(Source excerpt):
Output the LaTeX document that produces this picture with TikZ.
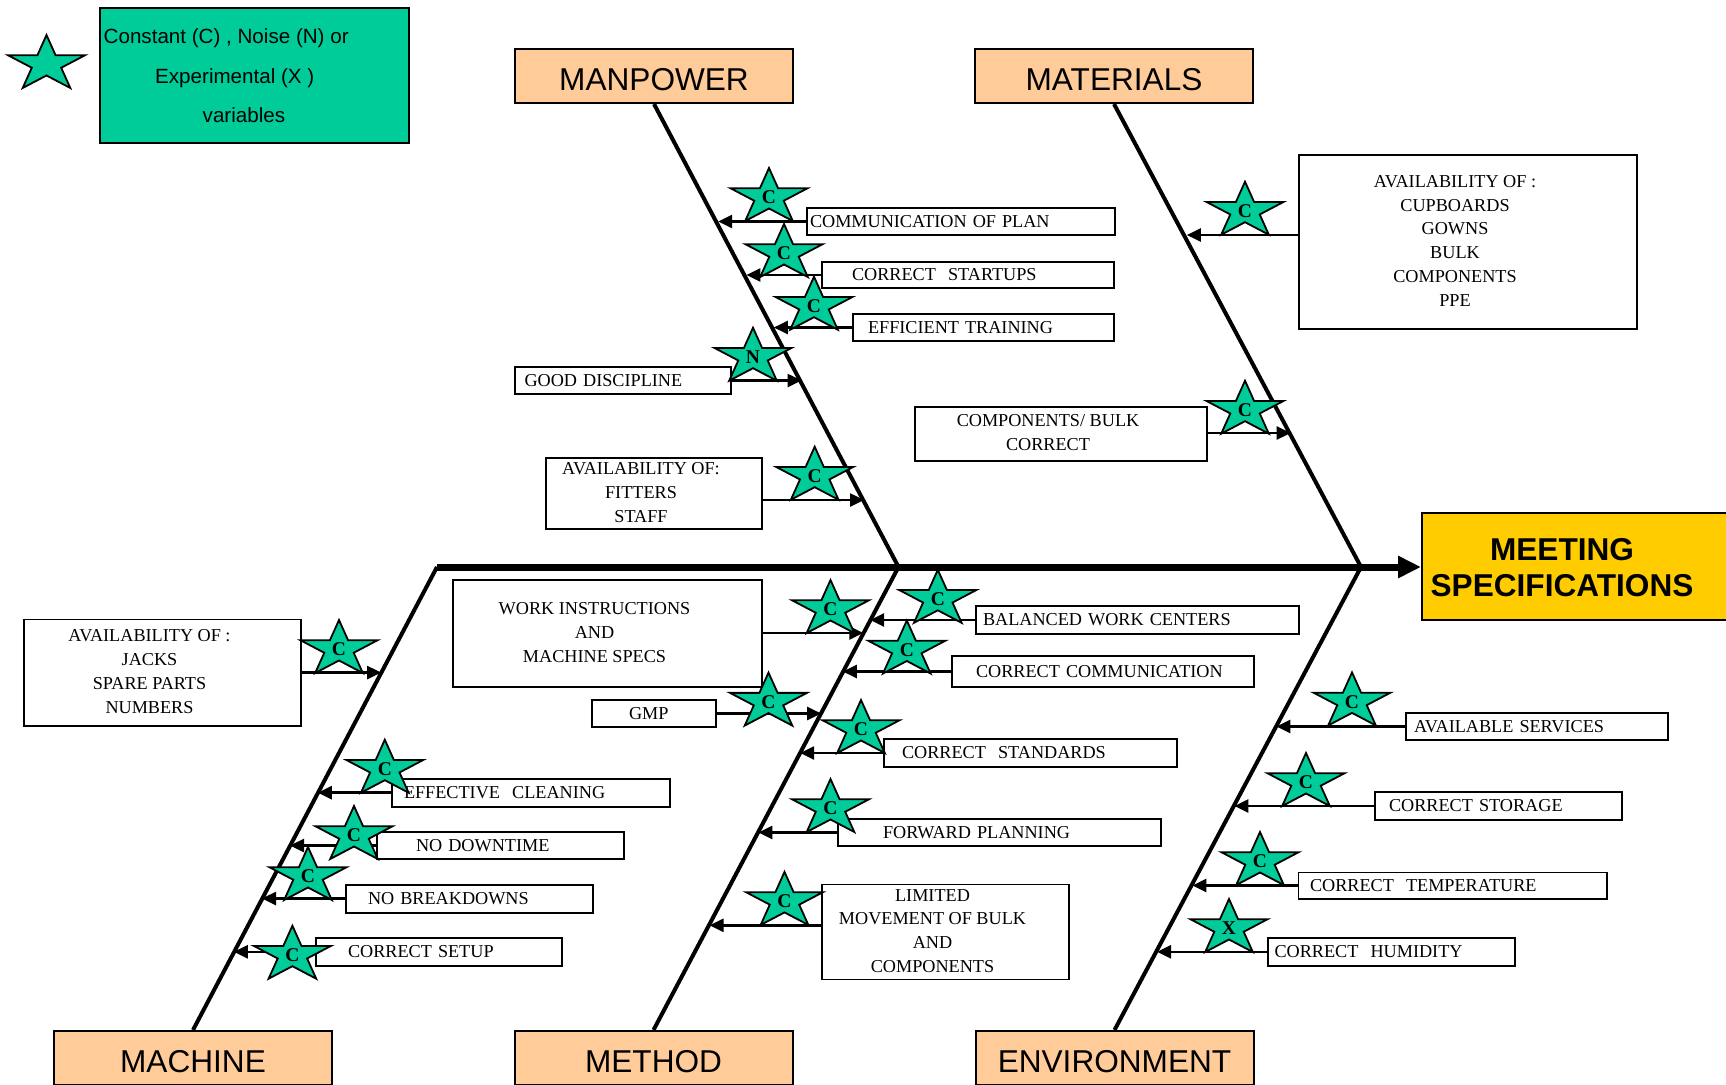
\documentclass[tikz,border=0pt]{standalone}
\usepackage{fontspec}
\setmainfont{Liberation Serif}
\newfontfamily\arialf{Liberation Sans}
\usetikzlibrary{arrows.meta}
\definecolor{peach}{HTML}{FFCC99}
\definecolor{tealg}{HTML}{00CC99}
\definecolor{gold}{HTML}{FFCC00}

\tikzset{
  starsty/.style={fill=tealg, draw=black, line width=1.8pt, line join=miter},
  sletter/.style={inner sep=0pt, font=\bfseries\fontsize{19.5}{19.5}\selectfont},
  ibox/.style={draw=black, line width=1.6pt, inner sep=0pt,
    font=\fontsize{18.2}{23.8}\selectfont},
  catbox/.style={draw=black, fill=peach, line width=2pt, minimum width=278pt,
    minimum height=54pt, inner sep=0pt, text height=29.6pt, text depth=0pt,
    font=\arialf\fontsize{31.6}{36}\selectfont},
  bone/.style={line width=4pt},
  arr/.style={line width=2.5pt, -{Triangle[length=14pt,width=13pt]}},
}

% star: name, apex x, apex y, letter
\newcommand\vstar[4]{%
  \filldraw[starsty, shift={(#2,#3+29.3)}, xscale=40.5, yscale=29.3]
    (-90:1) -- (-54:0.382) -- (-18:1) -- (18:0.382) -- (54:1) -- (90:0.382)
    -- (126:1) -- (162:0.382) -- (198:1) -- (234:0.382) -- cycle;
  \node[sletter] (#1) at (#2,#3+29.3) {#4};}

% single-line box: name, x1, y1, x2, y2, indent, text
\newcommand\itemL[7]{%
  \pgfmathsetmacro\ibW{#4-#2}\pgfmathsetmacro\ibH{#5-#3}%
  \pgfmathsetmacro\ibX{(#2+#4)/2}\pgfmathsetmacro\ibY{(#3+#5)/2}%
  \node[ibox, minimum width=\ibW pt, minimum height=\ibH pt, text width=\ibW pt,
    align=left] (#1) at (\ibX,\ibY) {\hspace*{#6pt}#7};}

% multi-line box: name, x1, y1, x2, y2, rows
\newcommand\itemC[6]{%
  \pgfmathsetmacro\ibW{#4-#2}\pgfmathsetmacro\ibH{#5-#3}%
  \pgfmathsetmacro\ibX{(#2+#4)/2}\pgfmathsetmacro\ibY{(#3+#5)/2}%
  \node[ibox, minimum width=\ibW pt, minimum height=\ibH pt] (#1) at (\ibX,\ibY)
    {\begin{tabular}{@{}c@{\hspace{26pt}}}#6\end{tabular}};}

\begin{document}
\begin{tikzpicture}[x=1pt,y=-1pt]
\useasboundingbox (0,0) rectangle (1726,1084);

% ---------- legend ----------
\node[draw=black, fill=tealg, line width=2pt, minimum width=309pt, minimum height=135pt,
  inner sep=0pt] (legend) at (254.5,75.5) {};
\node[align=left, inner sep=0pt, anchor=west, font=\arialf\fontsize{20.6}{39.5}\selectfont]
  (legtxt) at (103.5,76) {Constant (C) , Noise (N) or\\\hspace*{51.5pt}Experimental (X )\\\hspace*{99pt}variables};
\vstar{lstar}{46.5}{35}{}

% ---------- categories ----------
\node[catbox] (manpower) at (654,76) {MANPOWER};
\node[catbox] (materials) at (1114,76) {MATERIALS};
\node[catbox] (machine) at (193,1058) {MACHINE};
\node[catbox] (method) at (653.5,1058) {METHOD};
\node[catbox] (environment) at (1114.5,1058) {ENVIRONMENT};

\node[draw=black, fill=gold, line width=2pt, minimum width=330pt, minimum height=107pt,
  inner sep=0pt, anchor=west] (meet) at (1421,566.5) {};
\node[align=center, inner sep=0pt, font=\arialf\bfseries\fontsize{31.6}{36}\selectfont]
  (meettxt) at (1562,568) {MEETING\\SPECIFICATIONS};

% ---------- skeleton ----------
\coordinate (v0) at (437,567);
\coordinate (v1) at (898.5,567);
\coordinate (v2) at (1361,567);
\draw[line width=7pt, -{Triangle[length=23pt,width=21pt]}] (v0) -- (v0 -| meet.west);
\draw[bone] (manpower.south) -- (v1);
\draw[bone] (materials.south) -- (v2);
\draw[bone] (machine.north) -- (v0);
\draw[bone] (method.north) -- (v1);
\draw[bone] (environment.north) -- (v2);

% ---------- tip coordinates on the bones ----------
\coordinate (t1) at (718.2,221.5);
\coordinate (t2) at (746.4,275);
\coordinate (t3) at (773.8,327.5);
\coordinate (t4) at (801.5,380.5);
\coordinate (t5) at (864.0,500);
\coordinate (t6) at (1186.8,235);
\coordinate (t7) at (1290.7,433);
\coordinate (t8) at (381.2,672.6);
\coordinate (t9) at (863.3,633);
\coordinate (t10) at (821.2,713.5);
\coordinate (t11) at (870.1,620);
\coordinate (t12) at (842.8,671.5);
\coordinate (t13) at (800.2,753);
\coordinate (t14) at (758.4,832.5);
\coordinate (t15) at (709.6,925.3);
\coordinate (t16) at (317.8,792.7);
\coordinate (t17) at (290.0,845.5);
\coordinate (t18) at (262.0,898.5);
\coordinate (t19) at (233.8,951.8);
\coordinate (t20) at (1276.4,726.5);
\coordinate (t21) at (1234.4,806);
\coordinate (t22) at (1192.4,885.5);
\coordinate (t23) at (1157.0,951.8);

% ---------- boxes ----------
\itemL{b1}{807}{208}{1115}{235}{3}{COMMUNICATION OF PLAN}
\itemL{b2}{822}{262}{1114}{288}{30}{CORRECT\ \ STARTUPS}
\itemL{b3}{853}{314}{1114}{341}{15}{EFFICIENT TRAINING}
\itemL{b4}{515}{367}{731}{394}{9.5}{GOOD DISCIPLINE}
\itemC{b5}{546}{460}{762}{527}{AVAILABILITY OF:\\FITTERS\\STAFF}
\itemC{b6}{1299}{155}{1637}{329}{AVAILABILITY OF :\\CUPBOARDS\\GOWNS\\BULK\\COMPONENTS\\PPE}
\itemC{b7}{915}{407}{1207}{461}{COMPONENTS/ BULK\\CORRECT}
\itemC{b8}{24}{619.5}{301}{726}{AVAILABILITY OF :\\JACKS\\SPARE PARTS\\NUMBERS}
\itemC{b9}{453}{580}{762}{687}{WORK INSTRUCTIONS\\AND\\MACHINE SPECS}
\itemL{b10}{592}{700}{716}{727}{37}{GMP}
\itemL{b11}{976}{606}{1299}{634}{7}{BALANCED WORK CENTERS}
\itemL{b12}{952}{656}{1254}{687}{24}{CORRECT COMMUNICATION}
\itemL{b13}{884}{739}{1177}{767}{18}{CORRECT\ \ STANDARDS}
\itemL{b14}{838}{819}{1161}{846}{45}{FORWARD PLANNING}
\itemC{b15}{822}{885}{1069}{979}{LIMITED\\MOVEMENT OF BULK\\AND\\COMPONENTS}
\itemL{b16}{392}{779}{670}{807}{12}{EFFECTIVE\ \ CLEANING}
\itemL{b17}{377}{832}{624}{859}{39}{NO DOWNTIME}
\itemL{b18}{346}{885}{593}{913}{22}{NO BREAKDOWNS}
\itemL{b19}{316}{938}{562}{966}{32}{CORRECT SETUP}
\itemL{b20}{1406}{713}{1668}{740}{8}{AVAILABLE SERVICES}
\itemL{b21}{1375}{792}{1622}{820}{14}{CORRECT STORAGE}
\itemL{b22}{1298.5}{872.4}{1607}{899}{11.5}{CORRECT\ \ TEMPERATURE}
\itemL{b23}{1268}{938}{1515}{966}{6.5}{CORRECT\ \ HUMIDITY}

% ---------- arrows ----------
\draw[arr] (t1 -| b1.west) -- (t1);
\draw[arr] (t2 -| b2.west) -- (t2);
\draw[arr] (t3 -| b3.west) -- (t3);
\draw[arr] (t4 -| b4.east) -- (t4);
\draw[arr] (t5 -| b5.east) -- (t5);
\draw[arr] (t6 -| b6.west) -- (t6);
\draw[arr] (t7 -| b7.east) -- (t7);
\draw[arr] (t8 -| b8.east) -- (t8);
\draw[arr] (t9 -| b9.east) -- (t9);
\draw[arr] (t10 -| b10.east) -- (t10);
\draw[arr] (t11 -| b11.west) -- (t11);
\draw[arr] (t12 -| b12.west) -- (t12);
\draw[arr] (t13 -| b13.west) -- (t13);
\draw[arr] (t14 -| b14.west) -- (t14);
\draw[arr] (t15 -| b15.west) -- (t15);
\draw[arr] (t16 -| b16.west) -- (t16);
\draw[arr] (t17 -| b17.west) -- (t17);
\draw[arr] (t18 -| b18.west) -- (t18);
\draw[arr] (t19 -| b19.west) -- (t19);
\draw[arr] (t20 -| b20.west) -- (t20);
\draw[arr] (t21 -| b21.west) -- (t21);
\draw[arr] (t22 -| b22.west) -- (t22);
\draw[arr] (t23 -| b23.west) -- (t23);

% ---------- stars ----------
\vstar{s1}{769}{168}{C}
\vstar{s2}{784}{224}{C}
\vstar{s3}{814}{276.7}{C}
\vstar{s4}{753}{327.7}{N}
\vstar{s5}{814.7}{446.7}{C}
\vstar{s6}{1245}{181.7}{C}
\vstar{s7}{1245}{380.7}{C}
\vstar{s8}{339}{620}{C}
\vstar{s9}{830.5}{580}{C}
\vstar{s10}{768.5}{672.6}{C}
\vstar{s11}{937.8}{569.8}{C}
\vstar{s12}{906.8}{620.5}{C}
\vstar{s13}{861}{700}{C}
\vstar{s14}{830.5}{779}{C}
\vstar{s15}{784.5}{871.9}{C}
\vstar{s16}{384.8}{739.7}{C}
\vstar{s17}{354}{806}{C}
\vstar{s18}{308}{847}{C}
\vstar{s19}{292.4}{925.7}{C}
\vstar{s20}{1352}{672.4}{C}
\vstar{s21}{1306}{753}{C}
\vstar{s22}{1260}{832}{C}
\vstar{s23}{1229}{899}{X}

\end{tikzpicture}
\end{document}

(Direction): Reproduce the data above word for word from its first line through the line that holds "align=left] (#1) at", both ends included; skip pictures.

(Task answer):
Output the LaTeX document that produces this picture with TikZ.
\documentclass[tikz,border=0pt]{standalone}
\usepackage{fontspec}
\setmainfont{Liberation Serif}
\newfontfamily\arialf{Liberation Sans}
\usetikzlibrary{arrows.meta}
\definecolor{peach}{HTML}{FFCC99}
\definecolor{tealg}{HTML}{00CC99}
\definecolor{gold}{HTML}{FFCC00}

\tikzset{
  starsty/.style={fill=tealg, draw=black, line width=1.8pt, line join=miter},
  sletter/.style={inner sep=0pt, font=\bfseries\fontsize{19.5}{19.5}\selectfont},
  ibox/.style={draw=black, line width=1.6pt, inner sep=0pt,
    font=\fontsize{18.2}{23.8}\selectfont},
  catbox/.style={draw=black, fill=peach, line width=2pt, minimum width=278pt,
    minimum height=54pt, inner sep=0pt, text height=29.6pt, text depth=0pt,
    font=\arialf\fontsize{31.6}{36}\selectfont},
  bone/.style={line width=4pt},
  arr/.style={line width=2.5pt, -{Triangle[length=14pt,width=13pt]}},
}

% star: name, apex x, apex y, letter
\newcommand\vstar[4]{%
  \filldraw[starsty, shift={(#2,#3+29.3)}, xscale=40.5, yscale=29.3]
    (-90:1) -- (-54:0.382) -- (-18:1) -- (18:0.382) -- (54:1) -- (90:0.382)
    -- (126:1) -- (162:0.382) -- (198:1) -- (234:0.382) -- cycle;
  \node[sletter] (#1) at (#2,#3+29.3) {#4};}

% single-line box: name, x1, y1, x2, y2, indent, text
\newcommand\itemL[7]{%
  \pgfmathsetmacro\ibW{#4-#2}\pgfmathsetmacro\ibH{#5-#3}%
  \pgfmathsetmacro\ibX{(#2+#4)/2}\pgfmathsetmacro\ibY{(#3+#5)/2}%
  \node[ibox, minimum width=\ibW pt, minimum height=\ibH pt, text width=\ibW pt,
    align=left] (#1) at (\ibX,\ibY) {\hspace*{#6pt}#7};}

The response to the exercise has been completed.